スーリーは「毛主席語録」を片手に「私は毛沢東主席の教えに従います」と返答。彼女の席はジャミラの隣に決まりました。(スーリーとタローは、エピソードが進むにつれてよい友人になります)
授業の登録料
ブラウン講師はコートニー校長に、生徒から授業の登録料5ポンドを集めてくるよう頼まれていたので、集めた登録料をコートニー校長の部屋に持って行きます。
「生徒が9人なので、合計は45ポンドだ」という校長ですが、ブラウン講師は45ポンドを集めることができませんでした。

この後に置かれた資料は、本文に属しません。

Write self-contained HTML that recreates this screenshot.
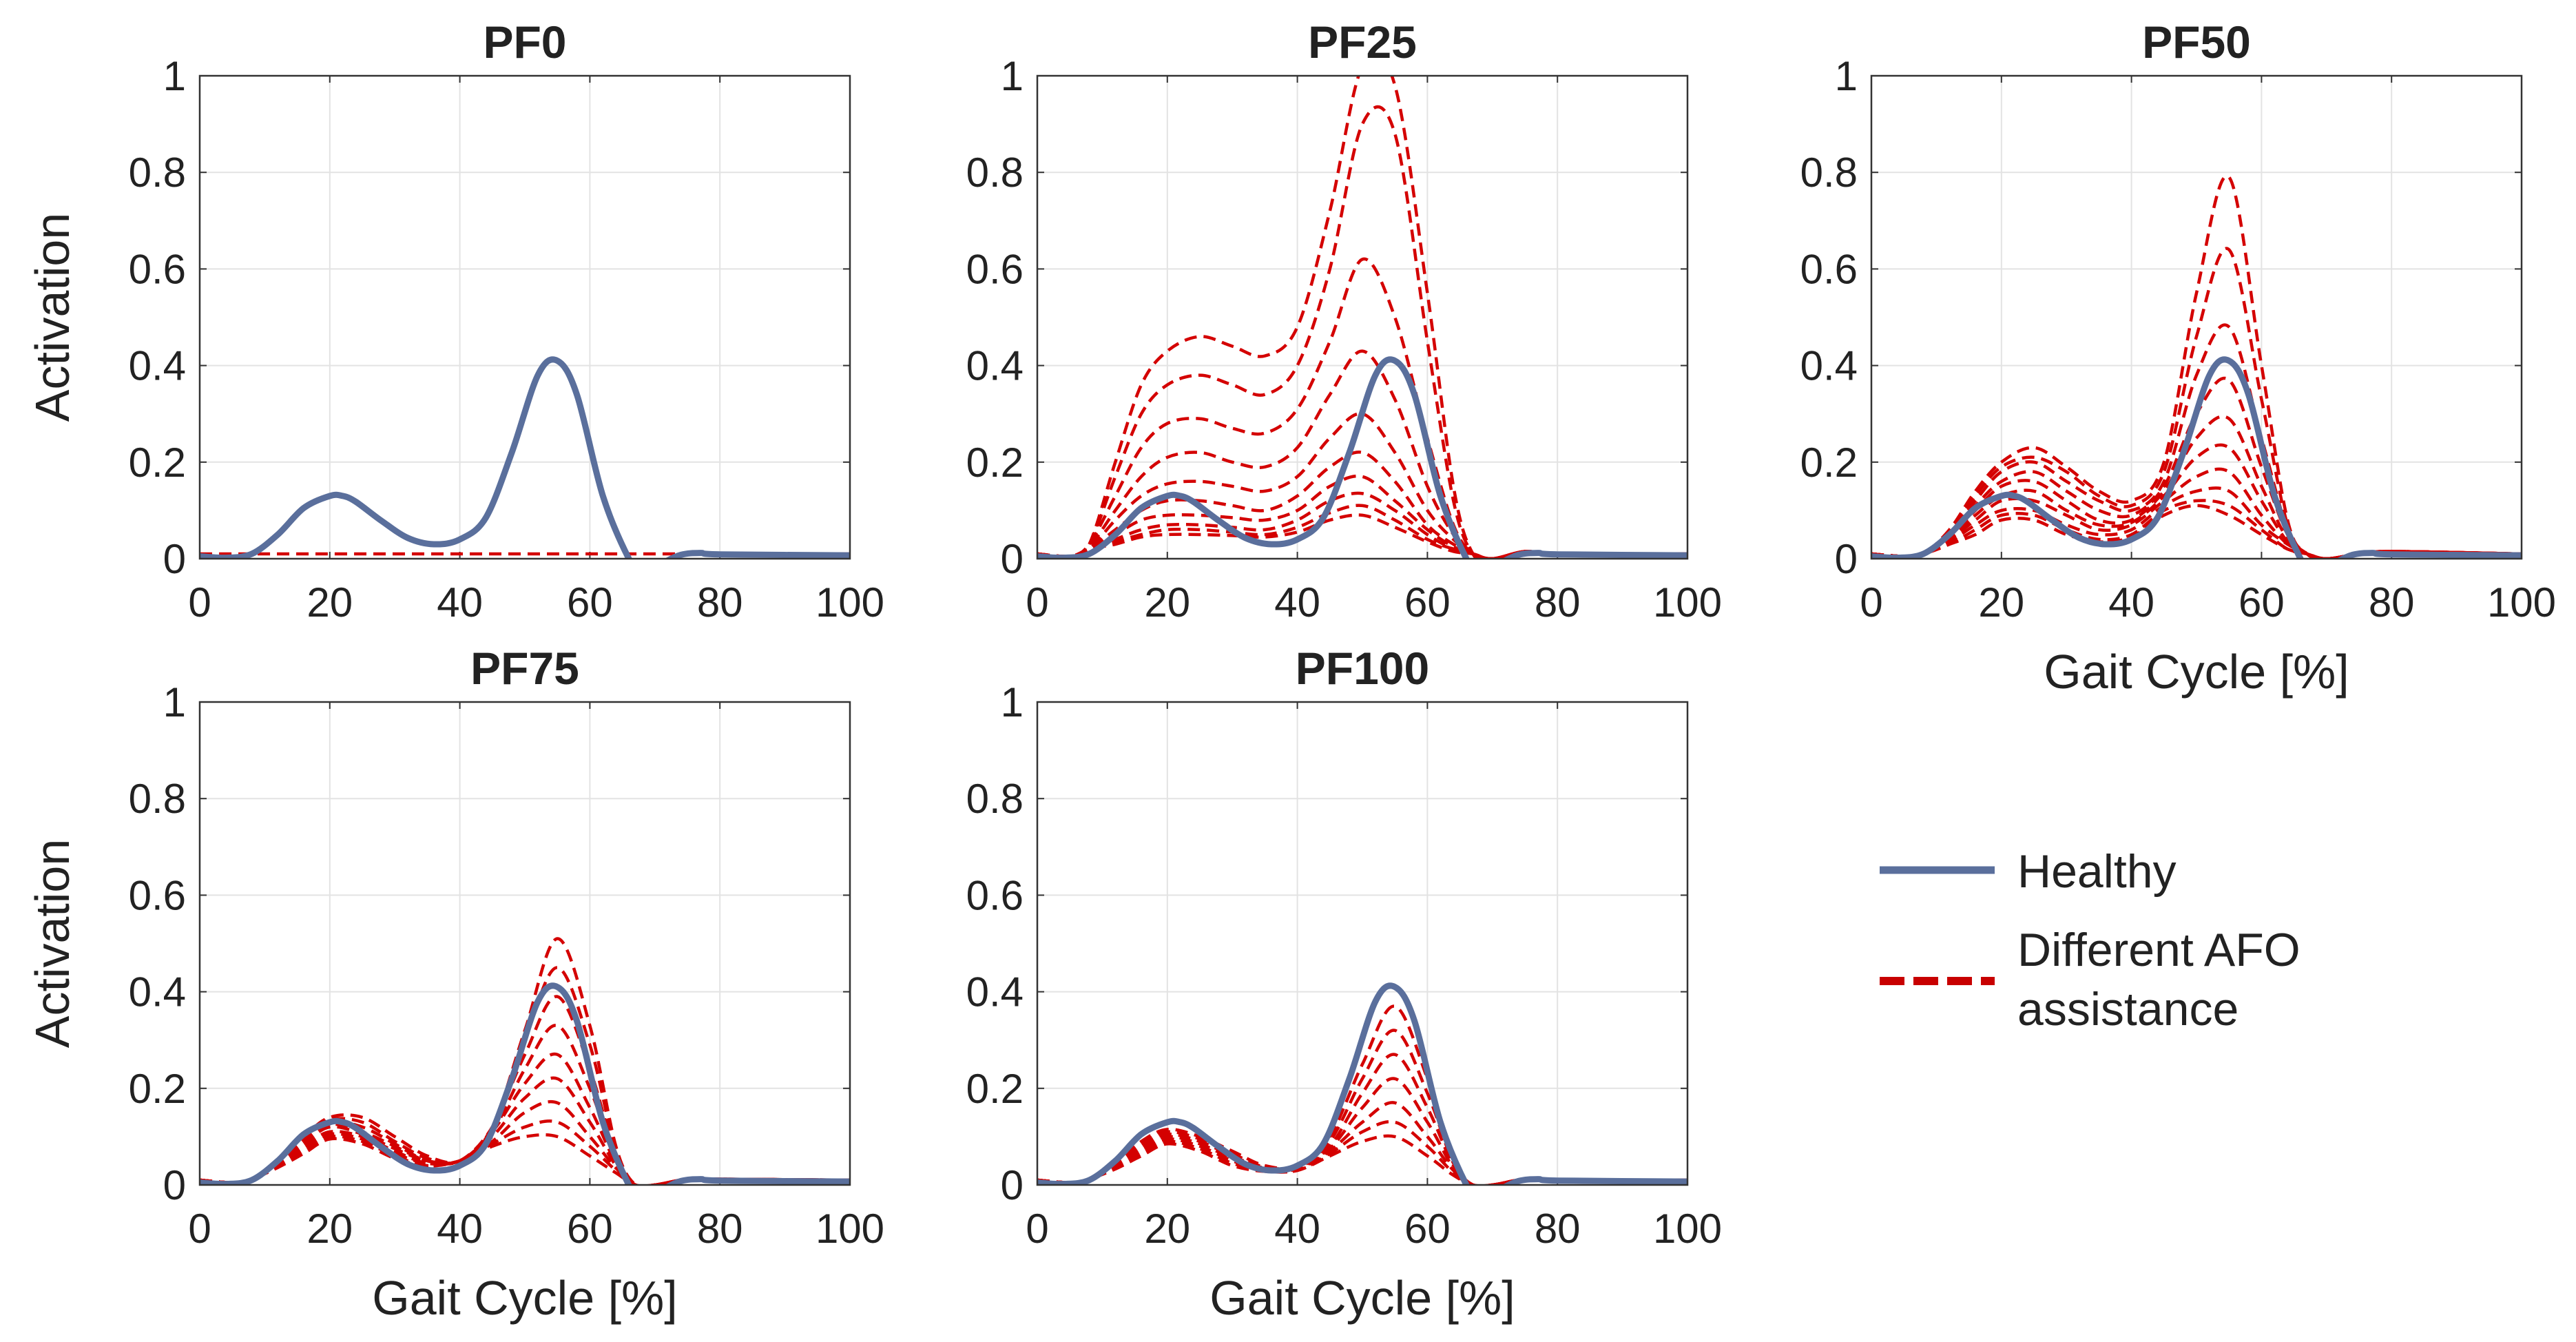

なぜなら、生徒全員は支払ったものの、全員がポンドを持っていたわけではなく自国の通貨で支払った生徒もいたからです。
ブラウン講師は「スターリング(sterling、イギリスポンドのこと)で29.5ポンド」と言っていましたが、それだと計算が合わないような笑。しかし、その日のレートでは利益が出ていたそうです笑。
70年代当時、5ポンドは2,000円ぐらいだったのですね・・・。それにしても、リラ、ペセタ、ドラクマ、フラン、ドイツマルク・・・懐かしいですね。
最初の授業
そして、初めての授業が始まります。
この日のテーマは動詞「to be」(つまりbe動詞)の練習。ブラウン講師は「I am …」「You are …」などと、be動詞を使った例を挙げていきます。
順番に生徒に質問していたブラウン講師は、フアンにも「It is…」を使って文章を作るよう指示しますが、「Por favor?」と質問し返すだけなので会話が成り立ちません。そこで、ブラウン講師は「It is raining.(雨が降っています)」と例文を示しますが、フアンはまた「Por favor?」といいます。
見かねたジョヴァンニが通訳し「It is raining」とフアンに伝えると、フアンは笑いながら「いいや、降ってないよ」と窓の外を指します。ジョヴァンニが「そういうことじゃないよ、It is raining!」と説明しているのに、フアンは「だから降ってないでしょう?お前はどこを見ているんだ?」と大げさな仕草で反論します。
ジョヴァンニは「なんてこった!(Santa Maria!)」と呆れて叫びます。
(「Santa Maria」は「OMG(Oh my god)」的にジョヴァンニが感嘆符としてよく使います)
スーリーに「It is …」で課題を出すと、彼女は「毛主席語録」を片手に堂々と「すべての市民の義務は、帝国主義の戦争挑発者を打倒することです!」といいます。
ダニエルに「We are …」で指示すると、彼女はブラウン講師に顔を近づけて微笑みながら「こんなにハンサムな先生がいて私たちは幸運です」といいます。それにつられてブラウン講師も「まったくその通りです」と返してしまいます。
アリへのお題は「You are …」でした。しかし、その「You are」がブラウン講師からアリに向けられた「You are」だと勘違いし、アリもブラウン講師もドツボにはまります。アリは「先生は私が答えるのを待っていますか?」とブラウン講師に尋ねますが、偶然にもそれが「You are」を正しく使った文になっていました。でも、アリが質問をよく理解していなかったので、再度やりなおすと「I am」と「You are」が混乱してしまいます。
そのやり取りを見ていたランジートがアリをからかいます。これに怒ったアリとランジートの間で言い争いが始まり、他の生徒たちは立ち上がり二人を止めに入ります。その混乱に乗じてマックスはアリを後ろの席に追いやりダニエルの隣にちゃっかり座ったりしています。
ブラウン講師が鐘を鳴らしてこの日の授業は終了します。
廊下でコートニー校長に出くわし「前任の講師が飛び出したあの窓には、念のため追加で釘を打っておいた方がいいかもしれません」といってブラウン講師は急いで学校をあとにします。
(「また誰かが窓から飛び出すかもしれません」ということですね、ブラウン講師が笑)
コートニー校長はこのクラスを問題児が多いと見なすこともあるようですが、実際にはどの生徒も魅力的で愛らしく、こんなクラスで英語を学べたらきっと楽しいだろうなと思います。